Romanticism: the search for spiritual sustenance
I strongly recommend the Norton intro., and this lecture is going to cover a lot of the same topics.
"The search for spiritual sustenance" is my way of tying things together.
The need for spiritual sustenance:
- The rationalism of the previous century made people lonely and lost.
--Lost in space. (Newton's gravity holds the world together, not the singing of angels; Addison's essay on the scale of being is inspiring if looked at one way, chilling if looked at another).
--Lost in themselves. The leading philosopher of the previous age was John Locke (1632-1704). He wrote Essay Concerning Human Understanding (1690), and later, The Reasonableness of Christianity (1695).
- The Church of England was corrupt, filled with careerists who were clinging to gentility. Example: Col. Brandon gives the living of Delaford parish to Edward Ferrars, even though--according to John Dashwood--he could have easily sold it for at least three times its annual income. And so the C of E rarely warmed anyone's heart, as the heart of John Wesely (1703-1791 was warmed on "24 May 1738, at a Moravian meeting in Aldersgate Street, London, in which he heard a reading of Martin Luther's preface to the Epistle to the Romans, and penned the now famous lines 'I felt my heart strangely warmed'." "Wesley's teachings, known as Wesleyanism, provided the seeds for both the modern Methodist movement, the Holiness movement, Pentecostalism, the Charismatic Movement, and Neo-charismatic churches, which encompass numerous denominations across the world.." (Wikipedia)
Wesely preached in the fields to farmers and laborers.
- The example of The French Revolution (1789-1799)
- Industrialism
--Living conditions quickly became horrible.

--working conditions weren't any better:
According to Marx, this resulted in alienation of labor
Marx's ideas were largely confirmed by Peterloo
The Literary Response to the Need for spiritual sustenance:
- --Romanticism, the term: In other words, stories of the long ago, and far away, out of the realm of the grim and dirty everyday.
- --Introspective, personal poetry: --No more "Essay on Man," or "Vanity of Human Wishes." The universal truths of human heart, as expressed in personal meditation, can give comfort to anyone at any time. --Robert Burns almost certainly plowed up the nest of a mouse. William Wordsworth did visit Tintern Abbey. Coleridge did lounge and meditate in front of his cottage. Shelley visited Mt. Blanc. And John Keats looked into the face of death as he was writing his best poetry.

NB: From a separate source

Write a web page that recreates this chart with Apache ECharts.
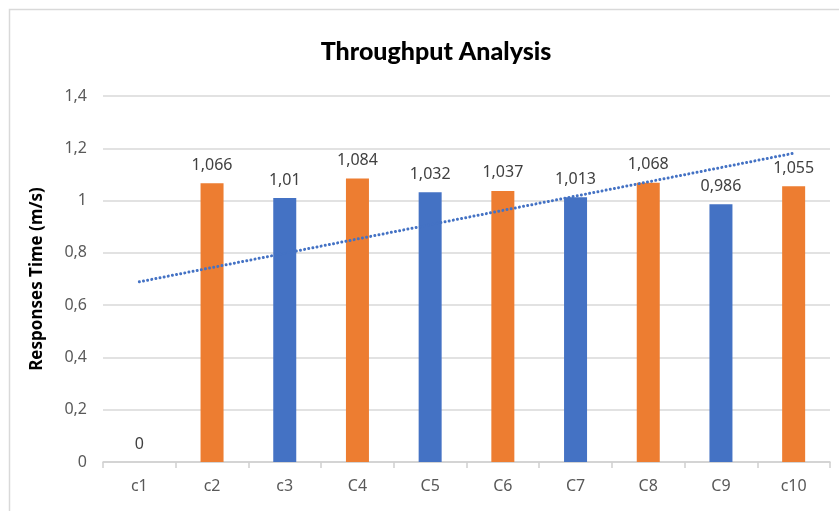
<!DOCTYPE html>
<html>
<head>
<meta charset="utf-8">
<script src="https://cdn.jsdelivr.net/npm/echarts@6/dist/echarts.min.js"></script>
<style>
  html, body { margin: 0; padding: 0; background: #fff; }
  #chart { width: 839px; height: 511px; }
</style>
</head>
<body>
<div id="chart"></div>
<script>
// Throughput per configuration
const categories = ['c1', 'c2', 'c3', 'C4', 'C5', 'C6', 'C7', 'C8', 'C9', 'c10'];
const responseTimes = [0, 1.066, 1.01, 1.084, 1.032, 1.037, 1.013, 1.068, 0.986, 1.055];
const yTicks = [0, 0.2, 0.4, 0.6, 0.8, 1, 1.2, 1.4];

const BLUE = '#4472C4';
const ORANGE = '#ED7D31';
const LABEL_FONT = '"Noto Sans", "Open Sans", sans-serif';

// Comma as decimal separator
const fmt = v => String(v).replace('.', ',');

// Least-squares linear trend over the bar values (x = 1..n)
function linearTrend(values) {
  const n = values.length;
  let sx = 0, sy = 0, sxx = 0, sxy = 0;
  values.forEach((y, i) => {
    const x = i + 1;
    sx += x; sy += y; sxx += x * x; sxy += x * y;
  });
  const slope = (n * sxy - sx * sy) / (n * sxx - sx * sx);
  const intercept = (sy - slope * sx) / n;
  return values.map((_, i) => intercept + slope * (i + 1));
}
const trend = linearTrend(responseTimes);

const chart = echarts.init(document.getElementById('chart'), null, { renderer: 'canvas' });

chart.setOption({
  animation: false,
  backgroundColor: '#ffffff',
  title: {
    text: 'Throughput Analysis',
    left: 431,
    textAlign: 'center',
    top: 34,
    textStyle: {
      fontFamily: 'Lato',
      fontWeight: 900,
      fontSize: 25,
      color: '#000000'
    }
  },
  graphic: [{
    type: 'rect',
    shape: { x: 9.5, y: 9.5, width: 900, height: 600 },
    style: { fill: 'none', stroke: '#d9d9d9', lineWidth: 1.5 },
    silent: true
  }],
  grid: { left: 103, right: 9, top: 96, bottom: 49 },
  xAxis: {
    type: 'category',
    data: categories,
    axisLine: { lineStyle: { color: '#d0d0d0', width: 1.5 } },
    axisTick: { show: true, alignWithLabel: false, length: 6, lineStyle: { color: '#d0d0d0', width: 1.5 } },
    axisLabel: {
      color: '#595959',
      fontFamily: LABEL_FONT,
      fontSize: 16,
      margin: 16
    }
  },
  yAxis: {
    type: 'value',
    min: 0,
    max: 1.4,
    interval: 0.2,
    name: 'Responses Time (m/s)',
    nameLocation: 'middle',
    nameGap: 57,
    nameTextStyle: {
      fontFamily: LABEL_FONT,
      fontWeight: 'bold',
      fontSize: 17,
      color: '#000000'
    },
    axisLine: { show: false },
    axisTick: { show: false },
    splitLine: { lineStyle: { color: '#d9d9d9', width: 1.5 } },
    axisLabel: {
      color: '#595959',
      fontFamily: LABEL_FONT,
      fontSize: 16,
      margin: 16,
      formatter: v => {
        const t = yTicks.find(k => Math.abs(k - v) < 1e-9);
        return fmt(Math.round((t !== undefined ? t : v) * 10) / 10);
      }
    }
  },
  series: [
    {
      type: 'bar',
      barWidth: 23,
      data: responseTimes.map((v, i) => ({
        value: v,
        itemStyle: { color: i % 2 === 1 ? ORANGE : BLUE }
      })),
      label: {
        show: true,
        position: 'top',
        distance: 10,
        color: '#404040',
        fontFamily: LABEL_FONT,
        fontSize: 16,
        formatter: p => fmt(p.value)
      },
      z: 2
    },
    {
      type: 'line',
      data: trend,
      symbol: 'none',
      smooth: false,
      lineStyle: { color: BLUE, width: 3, type: [0.01, 4.2], cap: 'round' },
      z: 3,
      silent: true
    }
  ]
});
</script>
</body>
</html>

- --And to go with that introspective, personal poetry, a new (or revived) sound. No more of drumming, epigrammatic heroic couplet, as in, "True wit is nature to advantage dressed, / What oft was thought but ne'er so well expressed." Instead, we are given Lyrical Ballads, in the preface to which Wordsworth writes: "There will also be found in these volumes little of what is usually called poetic diction; I have taken as much pains to avoid it as others ordinarily take to produce it; this I have done for the reason already alledged, to bring my language near to the language of men . . . ."
- --The widening of the circle of sympathy, to animals, to children, to slaves (a trend that had already begun in the 18th century, see Behn's Oronooko), to poor people.
- --Imaginative excursions into the strange and uncanny, as in Gothic novels, Coleridge's The Rime of the Ancient Mariner, Keats' "La Belle Dame Sans Merci."